Thursday, January 13, 2011

Previewing the Postmodern

Uh ohhh.

I'm sitting here reading the introductory material for my Cultural Geography class (which of course was cancelled today because of the ice), and I am struck by the blatant postmodern themes running throughout it. While I am fascinated by postmodern ways of thinking and, admittedly, sometimes attracted to them, I'm Kingsian enough to read into these as red, subjective flags. Take a look. After talking for three pages about the impossibility of defining the term "culture," the author poses what he claims to be...
"...the fundamental problem of Western metaphysics: how do we grasp or comprehend the world? How can we be sure our representations of the world are accurate?
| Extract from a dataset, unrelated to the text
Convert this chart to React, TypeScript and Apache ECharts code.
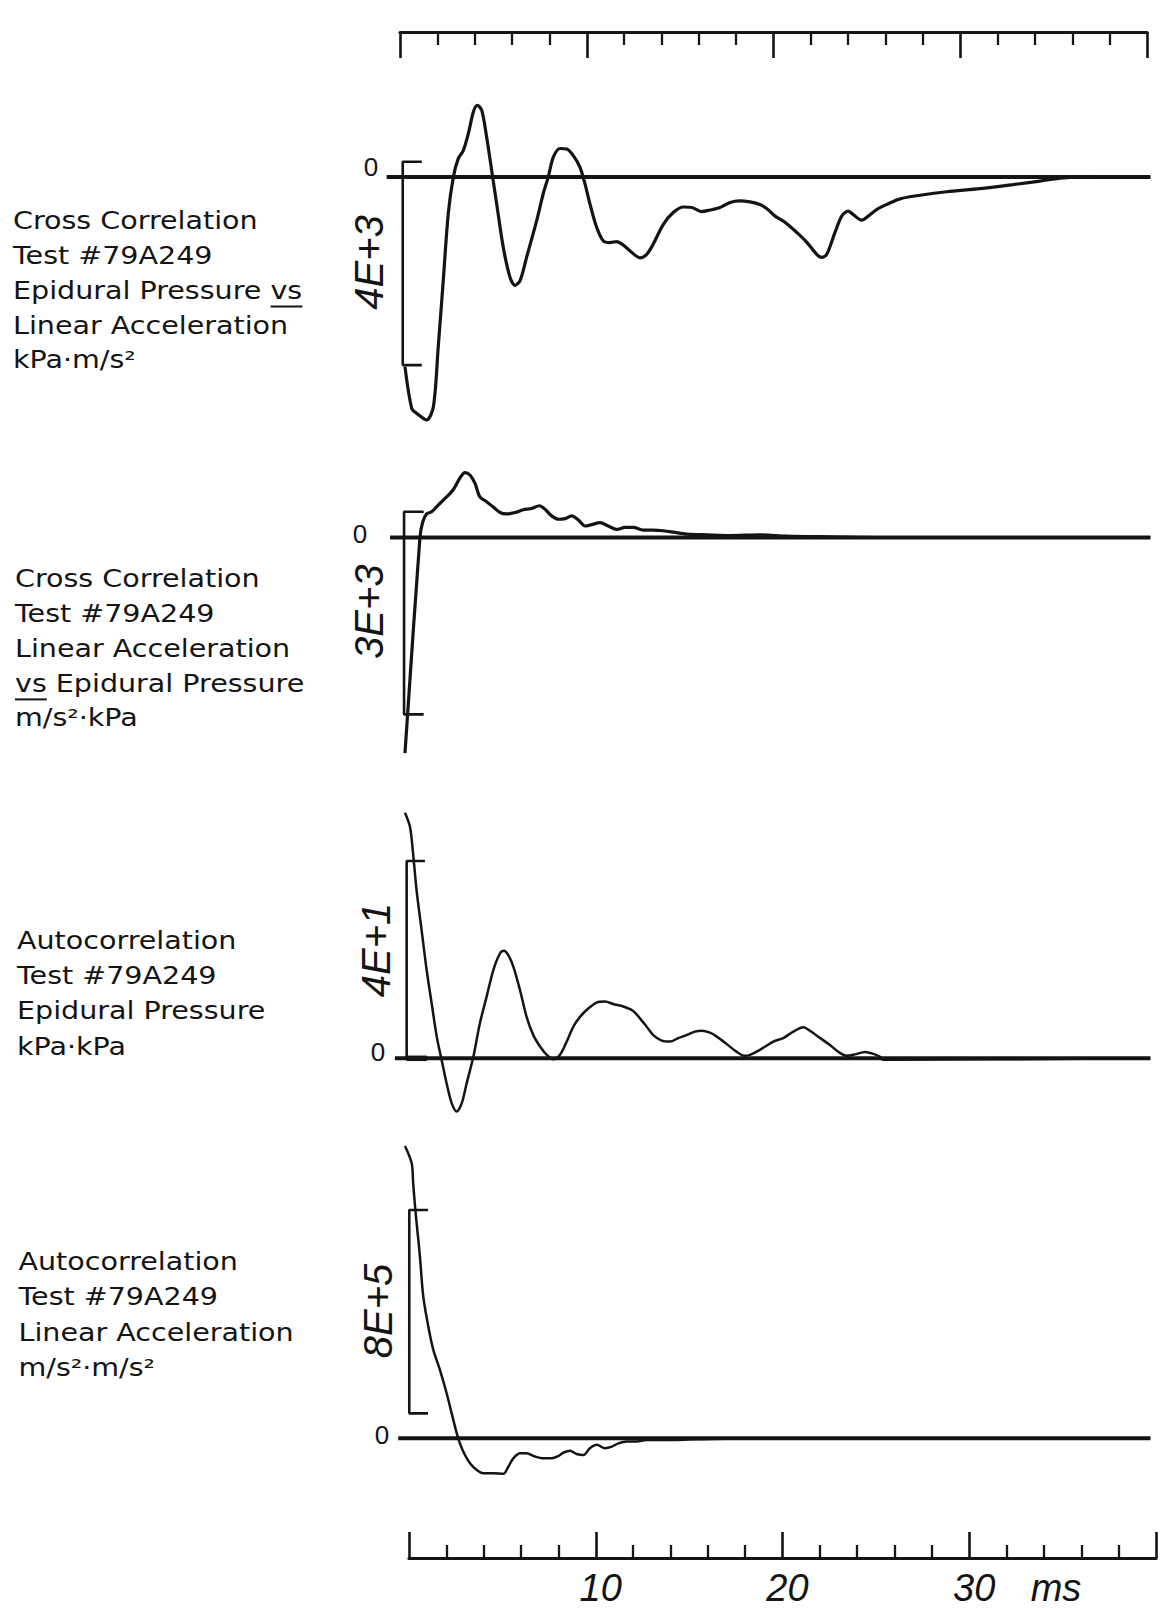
import React, { useEffect, useRef } from "react";
import * as echarts from "echarts";

// ---- Data (time in ms, values in plotted units) ----
const BOTTOM_TICK_LABELS = [10, 20, 30];
const TIME_UNIT = "ms";

const P1_T = [0, 0.36, 0.63, 1.16, 1.52, 1.78, 2.05, 2.32, 2.59, 2.85, 3.12, 3.39, 3.66, 3.87, 4.11, 4.37, 4.64, 4.91, 5.26, 5.62, 5.89, 6.16, 6.51, 7.05, 7.4, 7.67, 7.94, 8.3, 8.66, 9.01, 9.37, 9.64, 9.9, 10.26, 10.62, 10.97, 11.33, 11.69, 12.04, 12.58, 12.94, 13.29, 13.83, 14.36, 14.9, 15.35, 15.88, 16.33, 16.86, 17.4, 17.93, 18.47, 19.0, 19.36, 19.81, 20.34, 20.97, 21.5, 22.04, 22.31, 22.58, 23.02, 23.38, 23.73, 24.0, 24.45, 24.8, 25.25, 25.79, 26.5, 27.57, 29.0, 30.78, 32.56, 33.99, 35.24, 37.03, 38.8, 39.9];
const P1_V = [-3730, -4550, -4650, -4780, -4520, -3340, -2030, -710, 0, 360, 520, 850, 1280, 1410, 1310, 790, 130, -530, -1380, -1970, -2130, -2040, -1580, -860, -330, 0, 390, 560, 550, 420, 190, -140, -530, -990, -1260, -1290, -1270, -1340, -1450, -1590, -1520, -1320, -930, -700, -590, -600, -680, -650, -600, -500, -470, -490, -540, -620, -770, -890, -1090, -1280, -1520, -1580, -1520, -1090, -770, -670, -740, -850, -770, -640, -540, -430, -360, -290, -230, -150, -80, -20, 0, 0, 0];

const P2_T = [0, 0.8, 0.95, 1.16, 1.43, 1.78, 2.23, 2.59, 2.94, 3.21, 3.48, 3.75, 4.01, 4.37, 4.73, 5.09, 5.44, 5.89, 6.33, 6.78, 7.19, 7.49, 7.85, 8.21, 8.57, 8.92, 9.28, 9.64, 9.99, 10.44, 10.88, 11.33, 11.78, 12.22, 12.76, 13.29, 13.83, 14.36, 15.08, 16.15, 17.4, 19.0, 20.43, 22.75, 25.4, 39.9];
const P2_V = [-3190, 0, 230, 350, 380, 480, 600, 710, 880, 960, 925, 800, 600, 530, 450, 370, 350, 370, 410, 430, 470, 420, 320, 270, 280, 320, 260, 170, 190, 220, 170, 120, 150, 150, 110, 110, 100, 80, 50, 40, 30, 40, 20, 10, 0, 0];

const P3_T = [0, 0.27, 0.45, 0.62, 0.89, 1.16, 1.43, 1.7, 1.96, 2.23, 2.5, 2.77, 3.04, 3.3, 3.66, 4.01, 4.37, 4.73, 5.09, 5.3, 5.53, 5.8, 6.16, 6.51, 6.87, 7.23, 7.59, 7.94, 8.3, 8.66, 9.01, 9.37, 9.81, 10.26, 10.71, 11.15, 11.69, 12.22, 12.58, 12.94, 13.29, 13.74, 14.19, 14.63, 15.08, 15.52, 15.88, 16.33, 16.69, 17.22, 17.76, 18.2, 18.47, 19.0, 19.72, 20.25, 20.79, 21.32, 21.68, 22.22, 22.75, 23.2, 23.65, 24.09, 24.63, 25.07, 25.43, 25.6, 39.9];
const P3_V = [49.8, 46.9, 40.9, 34.1, 26.0, 17.9, 11.1, 4.4, -0.3, -5.1, -9.1, -10.8, -9.1, -5.1, 0.3, 7.1, 12.5, 17.9, 21.3, 21.8, 20.9, 18.6, 13.8, 8.4, 4.7, 2.4, 0.7, -0.2, 0.7, 3.4, 6.4, 8.4, 10.1, 11.3, 11.5, 11.0, 10.5, 9.6, 8.1, 6.4, 4.7, 3.6, 3.4, 4.1, 4.7, 5.4, 5.6, 5.2, 4.4, 2.9, 1.3, 0.5, 0.7, 1.7, 3.4, 4.1, 5.4, 6.3, 5.6, 4.1, 2.7, 1.3, 0.5, 0.8, 1.3, 0.9, 0.3, -0.3, 0];

const P4_T = [0, 0.36, 0.44, 0.54, 0.66, 0.8, 0.98, 1.25, 1.52, 1.87, 2.23, 2.5, 2.77, 2.94, 3.21, 3.48, 3.84, 4.19, 4.73, 5.26, 5.53, 5.8, 6.16, 6.51, 6.96, 7.4, 7.85, 8.21, 8.47, 8.83, 9.19, 9.55, 9.9, 10.26, 10.71, 11.07, 11.42, 11.87, 12.4, 12.94, 13.83, 15.62, 20, 39.9];
const P4_V = [1150000, 1082000, 1003000, 911000, 820000, 715000, 557000, 439000, 347000, 269000, 177000, 98000, 20000, -20000, -66000, -98000, -125000, -138000, -138000, -140000, -112000, -79000, -59000, -59000, -72000, -79000, -79000, -70000, -57000, -49000, -62000, -66000, -39000, -26000, -39000, -33000, -20000, -13000, -13000, -7000, -7000, -4000, 0, 0];

// scale bars (value at top and bottom of each bracket)
const SCALE_TOP = [300, 382, 40, 898000];
const SCALE_BOTTOM = [-3700, -2618, 0, 98000];
const SCALE_LABELS = ["4E+3", "3E+3", "4E+1", "8E+5"];

const TITLES = [
  ["Cross Correlation", "Test #79A249", "Epidural Pressure vs", "Linear Acceleration", "kPa·m/s²"],
  ["Cross Correlation", "Test #79A249", "Linear Acceleration", "vs Epidural Pressure", "m/s²·kPa"],
  ["Autocorrelation", "Test #79A249", "Epidural Pressure", "kPa·kPa"],
  ["Autocorrelation", "Test #79A249", "Linear Acceleration", "m/s²·m/s²"],
];

// ---- layout / style ----
const INK = "#141414";
const TITLE_FONT_SIZE = 24;
const TITLE_FONT = `${TITLE_FONT_SIZE}px "DejaVu Sans"`;
const TITLE_SX = 1.19;
const LETTER_FONT = 'italic 40px "Liberation Sans"';

const PANEL_GRIDS = [
  { top: 75.3, height: 355.9, min: -5000, max: 2000 },
  { top: 436.15, height: 337.84, min: -3500, max: 1500 },
  { top: 787.0, height: 345.3, min: -15, max: 55 },
  { top: 1120.6, height: 381.2, min: -250000, max: 1250000 },
];
const PANEL_LEFT = 386.3;
const PANEL_WIDTH = 765.9;
const ZERO_START = [-0.98, -0.8, -0.54, -0.36];
const ZERO_END = 39.9;
const BRACKET_X = [-0.12, -0.05, 0.09, 0.23];
const BRACKET_TICK_END = [0.9, 1.0, 1.07, 1.23];
const CURVE_WIDTH = [3.2, 3.2, 2.5, 2.5];
const TITLE_POS = [
  { x: 13, y: 221, dy: 34.8 },
  { x: 15, y: 579, dy: 34.8 },
  { x: 17, y: 940.7, dy: 35.3 },
  { x: 18.5, y: 1261.7, dy: 35.4 },
];
const LETTER_POS = [
  { x: 369, y: 262.5 },
  { x: 369, y: 611.7 },
  { x: 376, y: 950 },
  { x: 378, y: 1311 },
];
const ZERO_LABEL_POS = [
  { x: 371, y: 167 },
  { x: 360, y: 534 },
  { x: 378, y: 1052 },
  { x: 382, y: 1435 },
];

function measure(text: string, font: string): number {
  const ctx = document.createElement("canvas").getContext("2d");
  if (!ctx) return text.length * 12;
  ctx.font = font;
  return ctx.measureText(text).width;
}

function zip(t: number[], v: number[]) {
  return t.map((x, i) => [x, v[i]]);
}

export default function App() {
  const ref = useRef<HTMLDivElement>(null);

  useEffect(() => {
    if (!ref.current) return;
    const chart = echarts.init(ref.current, undefined, { renderer: "svg" });

    const curves = [zip(P1_T, P1_V), zip(P2_T, P2_V), zip(P3_T, P3_V), zip(P4_T, P4_V)];

    const grids: any[] = [
      { left: 400, width: 747, top: 12, height: 20, outerBoundsMode: "none" },
      ...PANEL_GRIDS.map((g) => ({
        left: PANEL_LEFT,
        width: PANEL_WIDTH,
        top: g.top,
        height: g.height,
        outerBoundsMode: "none",
      })),
      { left: 409, width: 747, top: 1530, height: 28, outerBoundsMode: "none" },
    ];

    const tickCommon = {
      show: true,
      inside: true,
      length: 26,
      lineStyle: { color: INK, width: 2.6 },
    };
    const minorCommon = {
      show: true,
      splitNumber: 5,
      length: 13,
      lineStyle: { color: INK, width: 2.3 },
    };

    const xAxes: any[] = [
      {
        gridIndex: 0,
        type: "value",
        position: "top",
        min: 0,
        max: 40,
        interval: 10,
        axisLine: { show: true, lineStyle: { color: INK, width: 3.2 } },
        axisTick: tickCommon,
        minorTick: minorCommon,
        axisLabel: { show: false },
        splitLine: { show: false },
      },
      ...PANEL_GRIDS.map((_, i) => ({
        gridIndex: i + 1,
        type: "value",
        min: -1,
        max: 40,
        show: false,
      })),
      {
        gridIndex: 5,
        type: "value",
        position: "bottom",
        min: 0,
        max: 40,
        interval: 10,
        axisLine: { show: true, lineStyle: { color: INK, width: 3.2 } },
        axisTick: tickCommon,
        minorTick: minorCommon,
        splitLine: { show: false },
        axisLabel: {
          show: true,
          margin: 11,
          color: INK,
          fontFamily: "Liberation Sans",
          fontStyle: "italic",
          fontSize: 38,
          padding: [0, 0, 0, 10],
          formatter: (v: number) => (BOTTOM_TICK_LABELS.indexOf(v) >= 0 ? String(v) : ""),
        },
      },
    ];

    const yAxes: any[] = [
      { gridIndex: 0, type: "value", min: 0, max: 1, show: false },
      ...PANEL_GRIDS.map((g, i) => ({
        gridIndex: i + 1,
        type: "value",
        min: g.min,
        max: g.max,
        show: false,
      })),
      { gridIndex: 5, type: "value", min: 0, max: 1, show: false },
    ];

    const series: any[] = [];
    PANEL_GRIDS.forEach((_, i) => {
      const base = {
        type: "line",
        xAxisIndex: i + 1,
        yAxisIndex: i + 1,
        showSymbol: false,
        symbol: "none",
        silent: true,
        clip: false,
      };
      series.push({
        ...base,
        data: [
          [ZERO_START[i], 0],
          [ZERO_END, 0],
        ],
        lineStyle: { color: INK, width: 4 },
      });
      series.push({
        ...base,
        data: [
          [BRACKET_TICK_END[i], SCALE_TOP[i]],
          [BRACKET_X[i], SCALE_TOP[i]],
          [BRACKET_X[i], SCALE_BOTTOM[i]],
          [BRACKET_TICK_END[i], SCALE_BOTTOM[i]],
        ],
        lineStyle: { color: INK, width: 2.6 },
      });
      if (SCALE_BOTTOM[i] === 0) {
        series.push({
          ...base,
          data: [
            [BRACKET_X[i], 0],
            [BRACKET_TICK_END[i] + 0.1, 0],
          ],
          lineStyle: { color: INK, width: 5.5 },
        });
      }
      series.push({
        ...base,
        data: curves[i],
        smooth: 0.3,
        lineStyle: { color: INK, width: CURVE_WIDTH[i] },
      });
    });

    // ---- texts ----
    const graphics: any[] = [];
    TITLES.forEach((lines, p) => {
      const pos = TITLE_POS[p];
      lines.forEach((line, li) => {
        graphics.push({
          type: "text",
          x: pos.x,
          y: pos.y + li * pos.dy,
          scaleX: TITLE_SX,
          silent: true,
          style: {
            text: line,
            font: TITLE_FONT,
            fill: INK,
            textAlign: "left",
            align: "left",
            textVerticalAlign: "middle",
            verticalAlign: "middle",
          },
        });
        const words = line.split(" ");
        const idx = words.indexOf("vs");
        if (idx >= 0) {
          const prefix = words.slice(0, idx).join(" ") + (idx > 0 ? " " : "");
          const x0 = pos.x + measure(prefix, TITLE_FONT) * TITLE_SX;
          const w = measure("vs", TITLE_FONT) * TITLE_SX;
          const y = pos.y + li * pos.dy + 16;
          graphics.push({
            type: "line",
            silent: true,
            shape: { x1: x0, y1: y, x2: x0 + w, y2: y },
            style: { stroke: INK, lineWidth: 2 },
          });
        }
      });
    });

    SCALE_LABELS.forEach((lab, p) => {
      graphics.push({
        type: "text",
        x: LETTER_POS[p].x,
        y: LETTER_POS[p].y,
        rotation: Math.PI / 2,
        silent: true,
        style: {
          text: lab,
          font: LETTER_FONT,
          fill: INK,
          textAlign: "center",
          align: "center",
          textVerticalAlign: "middle",
          verticalAlign: "middle",
        },
      });
      graphics.push({
        type: "text",
        x: ZERO_LABEL_POS[p].x,
        y: ZERO_LABEL_POS[p].y,
        silent: true,
        style: {
          text: "0",
          font: '26px "Liberation Sans"',
          fill: INK,
          textAlign: "center",
          align: "center",
          textVerticalAlign: "middle",
          verticalAlign: "middle",
        },
      });
    });

    graphics.push({
      type: "text",
      x: 1056,
      y: 1588,
      silent: true,
      style: {
        text: TIME_UNIT,
        font: 'italic 38px "Liberation Sans"',
        fill: INK,
        textAlign: "center",
        align: "center",
        textVerticalAlign: "middle",
        verticalAlign: "middle",
      },
    });

    chart.setOption({
      animation: false,
      backgroundColor: "#ffffff",
      grid: grids,
      xAxis: xAxes,
      yAxis: yAxes,
      series,
      graphic: graphics,
    });

    return () => chart.dispose();
  }, []);

  return (
    <div
      ref={ref}
      style={{ position: "absolute", left: 0, top: 0, width: 1165, height: 1608, background: "#fff" }}
    />
  );
}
How do we test the reliability of knowledge given the role that subjectivity, perception, and representation necessarily play in the formation of that knowledge? Philosophers from Aristotle to Descartes to Kant and Heidegger have of course wrestled famously with this problem. Restated in terms of culture, the problem asks how we can recognize the ways we perceive, experience, and represent the world, symbolically and with meaning, without losing some sense of the world's 'external and objective reality'. Given the fact that our understanding of how the world actually is depends upon how we know the world in the first place, knowledge can become frustratingly circular, reflecting as much the subjectivity of knowing as the objectivity of what is known. Debates over culture are essentially debates generated by this frustration."

Actually, upon closer reading, this passage may not be so damning as I first thought. The concept of "the subjectivity of knowing" and "the objectivity of what is known" makes a lot of sense, unless the subjectivity of knowing here precludes the actual ability to know. It's something to think about, and it will be interesting as I'm sure (or rather I hope) we spend some time in the class defining the term "culture."